THE REQUEST - Write out again, word for word, the lines below from the line that holds "Clone this chart" through the line that holds "const a12m310E = [0.008, 0.010, 0.012, 0.014, 0.016];", omitting pictures.

GIVEN RECORDS -
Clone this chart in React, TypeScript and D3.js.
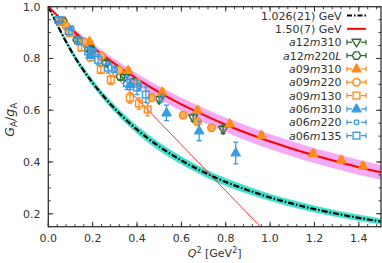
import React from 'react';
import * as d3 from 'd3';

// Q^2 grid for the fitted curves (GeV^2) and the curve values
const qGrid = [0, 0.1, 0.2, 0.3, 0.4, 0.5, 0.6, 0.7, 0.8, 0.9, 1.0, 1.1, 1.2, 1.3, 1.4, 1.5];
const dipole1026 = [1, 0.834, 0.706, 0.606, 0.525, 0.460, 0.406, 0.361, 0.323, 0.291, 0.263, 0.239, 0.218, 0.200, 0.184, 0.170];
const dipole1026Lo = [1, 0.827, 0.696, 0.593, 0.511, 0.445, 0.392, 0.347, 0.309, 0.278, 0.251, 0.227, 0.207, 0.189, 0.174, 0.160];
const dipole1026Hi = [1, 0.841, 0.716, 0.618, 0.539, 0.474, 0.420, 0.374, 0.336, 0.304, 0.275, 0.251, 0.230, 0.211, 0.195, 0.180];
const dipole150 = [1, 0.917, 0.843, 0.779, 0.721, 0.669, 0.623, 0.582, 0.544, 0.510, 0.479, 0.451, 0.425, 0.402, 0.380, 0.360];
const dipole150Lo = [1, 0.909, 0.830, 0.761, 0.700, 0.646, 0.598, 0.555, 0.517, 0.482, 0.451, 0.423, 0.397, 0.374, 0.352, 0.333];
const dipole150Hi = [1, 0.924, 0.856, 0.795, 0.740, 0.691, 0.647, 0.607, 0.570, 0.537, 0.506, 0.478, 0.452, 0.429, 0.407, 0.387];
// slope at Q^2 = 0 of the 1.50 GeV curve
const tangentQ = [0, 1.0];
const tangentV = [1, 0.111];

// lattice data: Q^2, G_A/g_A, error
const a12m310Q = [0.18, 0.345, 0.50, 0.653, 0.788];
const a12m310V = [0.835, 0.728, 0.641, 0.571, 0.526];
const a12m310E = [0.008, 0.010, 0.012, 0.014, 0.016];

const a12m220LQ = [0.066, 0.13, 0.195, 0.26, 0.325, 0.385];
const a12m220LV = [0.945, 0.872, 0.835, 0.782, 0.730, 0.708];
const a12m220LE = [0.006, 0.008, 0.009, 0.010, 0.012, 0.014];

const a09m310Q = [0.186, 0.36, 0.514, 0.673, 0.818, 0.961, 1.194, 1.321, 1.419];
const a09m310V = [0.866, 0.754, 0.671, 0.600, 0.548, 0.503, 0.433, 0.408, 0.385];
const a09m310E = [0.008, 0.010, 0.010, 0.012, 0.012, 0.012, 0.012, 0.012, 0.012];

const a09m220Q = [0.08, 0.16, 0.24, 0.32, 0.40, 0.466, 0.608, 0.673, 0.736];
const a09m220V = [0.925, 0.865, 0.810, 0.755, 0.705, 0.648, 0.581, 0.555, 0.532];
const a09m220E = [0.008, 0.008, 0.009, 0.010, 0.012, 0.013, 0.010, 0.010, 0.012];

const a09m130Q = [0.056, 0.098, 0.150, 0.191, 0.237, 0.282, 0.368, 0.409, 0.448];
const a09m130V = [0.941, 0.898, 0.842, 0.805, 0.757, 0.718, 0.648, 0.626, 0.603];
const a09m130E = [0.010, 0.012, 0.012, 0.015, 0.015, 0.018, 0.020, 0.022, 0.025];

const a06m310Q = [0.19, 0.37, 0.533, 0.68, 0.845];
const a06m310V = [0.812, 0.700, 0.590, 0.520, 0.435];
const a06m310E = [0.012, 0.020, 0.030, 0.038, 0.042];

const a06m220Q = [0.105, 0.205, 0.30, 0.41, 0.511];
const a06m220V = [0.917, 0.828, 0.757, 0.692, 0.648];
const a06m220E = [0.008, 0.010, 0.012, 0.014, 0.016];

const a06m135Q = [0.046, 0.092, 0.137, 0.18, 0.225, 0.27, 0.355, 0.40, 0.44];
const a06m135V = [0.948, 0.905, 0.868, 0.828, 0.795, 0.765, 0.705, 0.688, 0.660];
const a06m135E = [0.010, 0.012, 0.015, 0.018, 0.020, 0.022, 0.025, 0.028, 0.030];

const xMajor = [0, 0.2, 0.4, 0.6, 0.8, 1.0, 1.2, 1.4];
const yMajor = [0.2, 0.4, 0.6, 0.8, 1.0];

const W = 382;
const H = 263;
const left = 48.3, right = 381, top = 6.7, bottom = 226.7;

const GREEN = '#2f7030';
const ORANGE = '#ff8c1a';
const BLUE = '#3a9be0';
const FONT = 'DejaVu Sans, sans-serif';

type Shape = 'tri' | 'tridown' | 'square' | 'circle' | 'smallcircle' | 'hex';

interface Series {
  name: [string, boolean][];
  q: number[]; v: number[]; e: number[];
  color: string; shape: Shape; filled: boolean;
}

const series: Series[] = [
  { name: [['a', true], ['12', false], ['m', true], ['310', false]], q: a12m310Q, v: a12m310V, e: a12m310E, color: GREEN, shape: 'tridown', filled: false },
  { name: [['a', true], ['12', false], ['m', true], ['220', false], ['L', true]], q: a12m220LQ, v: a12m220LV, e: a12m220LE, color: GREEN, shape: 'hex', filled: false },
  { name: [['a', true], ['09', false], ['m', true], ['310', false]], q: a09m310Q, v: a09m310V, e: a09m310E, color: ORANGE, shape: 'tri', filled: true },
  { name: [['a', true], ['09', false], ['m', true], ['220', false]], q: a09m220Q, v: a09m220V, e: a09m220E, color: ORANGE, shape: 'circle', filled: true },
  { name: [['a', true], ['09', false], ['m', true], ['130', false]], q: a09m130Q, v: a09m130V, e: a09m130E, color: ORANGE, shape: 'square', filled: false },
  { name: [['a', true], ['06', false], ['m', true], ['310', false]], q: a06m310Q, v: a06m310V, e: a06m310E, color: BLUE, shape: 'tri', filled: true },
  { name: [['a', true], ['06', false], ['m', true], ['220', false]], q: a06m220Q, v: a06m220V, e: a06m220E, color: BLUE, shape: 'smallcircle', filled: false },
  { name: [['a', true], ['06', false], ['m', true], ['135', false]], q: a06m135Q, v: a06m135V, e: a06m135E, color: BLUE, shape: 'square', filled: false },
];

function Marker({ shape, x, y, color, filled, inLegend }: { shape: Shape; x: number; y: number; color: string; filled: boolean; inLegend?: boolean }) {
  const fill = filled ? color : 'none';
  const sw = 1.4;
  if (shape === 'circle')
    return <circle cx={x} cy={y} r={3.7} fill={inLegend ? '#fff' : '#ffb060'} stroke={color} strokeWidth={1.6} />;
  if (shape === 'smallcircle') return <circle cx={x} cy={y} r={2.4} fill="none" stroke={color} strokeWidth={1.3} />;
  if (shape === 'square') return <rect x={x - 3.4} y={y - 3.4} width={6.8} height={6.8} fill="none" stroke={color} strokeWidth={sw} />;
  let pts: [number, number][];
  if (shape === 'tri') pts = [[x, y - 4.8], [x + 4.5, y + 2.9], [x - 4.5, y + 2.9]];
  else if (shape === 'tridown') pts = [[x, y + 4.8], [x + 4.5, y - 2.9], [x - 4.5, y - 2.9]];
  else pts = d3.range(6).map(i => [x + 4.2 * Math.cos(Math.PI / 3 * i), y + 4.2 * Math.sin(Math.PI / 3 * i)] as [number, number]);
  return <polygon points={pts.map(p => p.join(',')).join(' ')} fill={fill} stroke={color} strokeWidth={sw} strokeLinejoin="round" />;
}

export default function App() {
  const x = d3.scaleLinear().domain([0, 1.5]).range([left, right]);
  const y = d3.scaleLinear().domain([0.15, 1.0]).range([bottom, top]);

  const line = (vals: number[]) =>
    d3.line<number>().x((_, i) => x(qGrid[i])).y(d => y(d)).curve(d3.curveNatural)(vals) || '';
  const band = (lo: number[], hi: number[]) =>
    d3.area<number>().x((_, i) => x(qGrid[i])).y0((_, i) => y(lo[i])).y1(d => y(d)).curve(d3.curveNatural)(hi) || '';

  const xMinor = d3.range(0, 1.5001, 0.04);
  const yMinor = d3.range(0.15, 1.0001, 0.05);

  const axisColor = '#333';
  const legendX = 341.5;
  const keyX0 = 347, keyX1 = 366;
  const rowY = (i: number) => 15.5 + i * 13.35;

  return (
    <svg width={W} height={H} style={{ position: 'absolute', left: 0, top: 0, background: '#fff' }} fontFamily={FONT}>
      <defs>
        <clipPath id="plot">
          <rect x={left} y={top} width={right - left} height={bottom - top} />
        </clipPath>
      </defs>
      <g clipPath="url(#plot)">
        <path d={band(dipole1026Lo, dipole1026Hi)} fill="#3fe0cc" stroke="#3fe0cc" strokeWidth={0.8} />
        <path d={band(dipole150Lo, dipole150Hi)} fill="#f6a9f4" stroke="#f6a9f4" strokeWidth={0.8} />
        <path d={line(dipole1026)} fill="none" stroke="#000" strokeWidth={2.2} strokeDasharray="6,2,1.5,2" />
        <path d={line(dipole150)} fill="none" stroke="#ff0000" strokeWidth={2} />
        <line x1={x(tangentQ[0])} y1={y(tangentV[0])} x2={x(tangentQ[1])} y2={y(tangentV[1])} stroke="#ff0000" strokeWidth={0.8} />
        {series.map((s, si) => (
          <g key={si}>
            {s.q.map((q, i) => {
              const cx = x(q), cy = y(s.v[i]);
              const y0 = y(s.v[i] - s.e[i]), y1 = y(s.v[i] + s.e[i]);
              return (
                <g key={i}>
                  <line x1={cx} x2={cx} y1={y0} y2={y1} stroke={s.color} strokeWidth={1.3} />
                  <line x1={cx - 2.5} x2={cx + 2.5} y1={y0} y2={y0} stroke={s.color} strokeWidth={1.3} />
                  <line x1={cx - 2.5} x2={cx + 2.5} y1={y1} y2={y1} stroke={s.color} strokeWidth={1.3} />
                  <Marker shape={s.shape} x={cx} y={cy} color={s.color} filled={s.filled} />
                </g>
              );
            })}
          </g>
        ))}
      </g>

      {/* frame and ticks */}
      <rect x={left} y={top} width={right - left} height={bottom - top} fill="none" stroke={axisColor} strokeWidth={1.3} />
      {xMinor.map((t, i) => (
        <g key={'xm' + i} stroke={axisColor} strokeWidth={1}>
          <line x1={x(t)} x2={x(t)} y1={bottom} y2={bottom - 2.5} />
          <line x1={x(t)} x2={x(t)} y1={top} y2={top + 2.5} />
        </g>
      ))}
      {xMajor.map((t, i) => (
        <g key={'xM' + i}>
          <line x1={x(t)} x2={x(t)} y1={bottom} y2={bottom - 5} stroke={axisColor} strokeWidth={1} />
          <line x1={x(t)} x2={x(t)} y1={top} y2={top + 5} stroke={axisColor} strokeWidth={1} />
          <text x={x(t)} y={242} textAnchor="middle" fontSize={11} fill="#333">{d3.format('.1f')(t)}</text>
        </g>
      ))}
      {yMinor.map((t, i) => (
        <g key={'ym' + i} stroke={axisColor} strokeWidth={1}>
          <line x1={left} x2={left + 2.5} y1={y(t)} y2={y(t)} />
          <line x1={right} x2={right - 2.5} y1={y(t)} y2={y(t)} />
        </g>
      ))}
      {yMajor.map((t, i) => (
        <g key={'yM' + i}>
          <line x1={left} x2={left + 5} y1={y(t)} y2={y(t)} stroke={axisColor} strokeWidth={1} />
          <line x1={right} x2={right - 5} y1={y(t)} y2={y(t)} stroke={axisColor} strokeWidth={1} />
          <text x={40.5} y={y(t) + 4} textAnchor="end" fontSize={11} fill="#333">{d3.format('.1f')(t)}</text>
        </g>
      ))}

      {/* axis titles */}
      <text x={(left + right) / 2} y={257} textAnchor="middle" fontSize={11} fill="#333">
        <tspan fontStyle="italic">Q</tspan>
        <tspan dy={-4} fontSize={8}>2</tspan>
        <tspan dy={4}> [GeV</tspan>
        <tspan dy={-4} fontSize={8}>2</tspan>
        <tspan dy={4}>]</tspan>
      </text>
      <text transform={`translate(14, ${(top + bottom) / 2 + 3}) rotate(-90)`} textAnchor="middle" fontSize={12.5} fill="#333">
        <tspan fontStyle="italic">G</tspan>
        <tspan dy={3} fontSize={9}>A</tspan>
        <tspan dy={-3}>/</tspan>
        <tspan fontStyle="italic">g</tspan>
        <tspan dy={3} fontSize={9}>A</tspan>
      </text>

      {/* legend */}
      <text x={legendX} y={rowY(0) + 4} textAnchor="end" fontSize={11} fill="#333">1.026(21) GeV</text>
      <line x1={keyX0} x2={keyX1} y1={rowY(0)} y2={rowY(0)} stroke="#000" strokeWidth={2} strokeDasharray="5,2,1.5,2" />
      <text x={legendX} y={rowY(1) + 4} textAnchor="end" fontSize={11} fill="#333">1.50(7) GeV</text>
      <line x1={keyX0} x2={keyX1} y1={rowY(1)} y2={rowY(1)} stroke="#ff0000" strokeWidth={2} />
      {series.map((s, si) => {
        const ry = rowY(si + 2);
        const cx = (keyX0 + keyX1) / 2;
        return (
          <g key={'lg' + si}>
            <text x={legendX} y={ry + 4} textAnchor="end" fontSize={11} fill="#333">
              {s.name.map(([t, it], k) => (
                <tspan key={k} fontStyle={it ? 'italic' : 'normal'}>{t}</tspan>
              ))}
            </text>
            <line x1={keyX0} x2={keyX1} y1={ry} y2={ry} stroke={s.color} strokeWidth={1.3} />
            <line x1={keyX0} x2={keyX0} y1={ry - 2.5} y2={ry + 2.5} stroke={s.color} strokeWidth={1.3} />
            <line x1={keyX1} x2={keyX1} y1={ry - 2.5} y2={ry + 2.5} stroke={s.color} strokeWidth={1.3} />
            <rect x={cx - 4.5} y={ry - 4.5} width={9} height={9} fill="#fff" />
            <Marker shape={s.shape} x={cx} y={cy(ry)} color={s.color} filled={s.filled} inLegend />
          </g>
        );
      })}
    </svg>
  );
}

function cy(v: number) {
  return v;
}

* * *

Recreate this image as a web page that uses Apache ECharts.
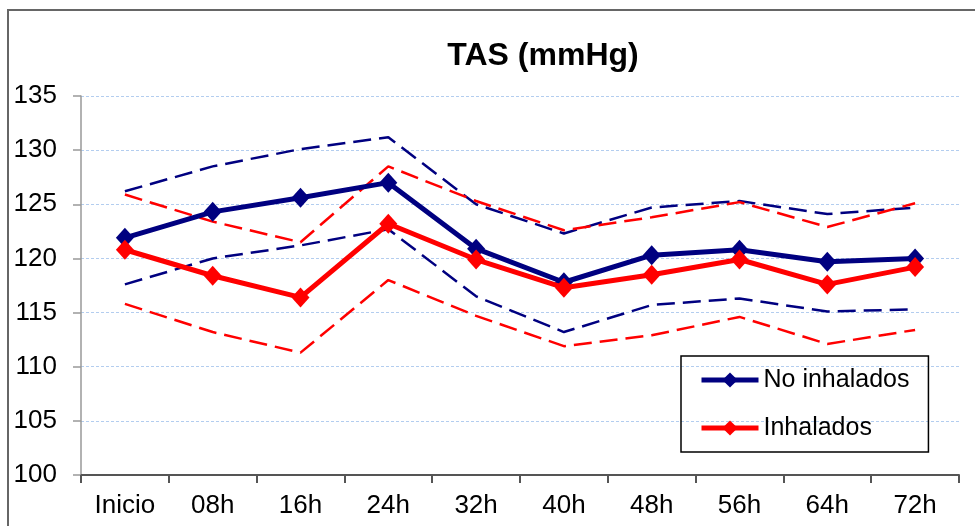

EXERCISE ANSWER -
Clone this chart in React, TypeScript and D3.js.
import React from 'react';
import * as d3 from 'd3';

// Q^2 grid for the fitted curves (GeV^2) and the curve values
const qGrid = [0, 0.1, 0.2, 0.3, 0.4, 0.5, 0.6, 0.7, 0.8, 0.9, 1.0, 1.1, 1.2, 1.3, 1.4, 1.5];
const dipole1026 = [1, 0.834, 0.706, 0.606, 0.525, 0.460, 0.406, 0.361, 0.323, 0.291, 0.263, 0.239, 0.218, 0.200, 0.184, 0.170];
const dipole1026Lo = [1, 0.827, 0.696, 0.593, 0.511, 0.445, 0.392, 0.347, 0.309, 0.278, 0.251, 0.227, 0.207, 0.189, 0.174, 0.160];
const dipole1026Hi = [1, 0.841, 0.716, 0.618, 0.539, 0.474, 0.420, 0.374, 0.336, 0.304, 0.275, 0.251, 0.230, 0.211, 0.195, 0.180];
const dipole150 = [1, 0.917, 0.843, 0.779, 0.721, 0.669, 0.623, 0.582, 0.544, 0.510, 0.479, 0.451, 0.425, 0.402, 0.380, 0.360];
const dipole150Lo = [1, 0.909, 0.830, 0.761, 0.700, 0.646, 0.598, 0.555, 0.517, 0.482, 0.451, 0.423, 0.397, 0.374, 0.352, 0.333];
const dipole150Hi = [1, 0.924, 0.856, 0.795, 0.740, 0.691, 0.647, 0.607, 0.570, 0.537, 0.506, 0.478, 0.452, 0.429, 0.407, 0.387];
// slope at Q^2 = 0 of the 1.50 GeV curve
const tangentQ = [0, 1.0];
const tangentV = [1, 0.111];

// lattice data: Q^2, G_A/g_A, error
const a12m310Q = [0.18, 0.345, 0.50, 0.653, 0.788];
const a12m310V = [0.835, 0.728, 0.641, 0.571, 0.526];
const a12m310E = [0.008, 0.010, 0.012, 0.014, 0.016];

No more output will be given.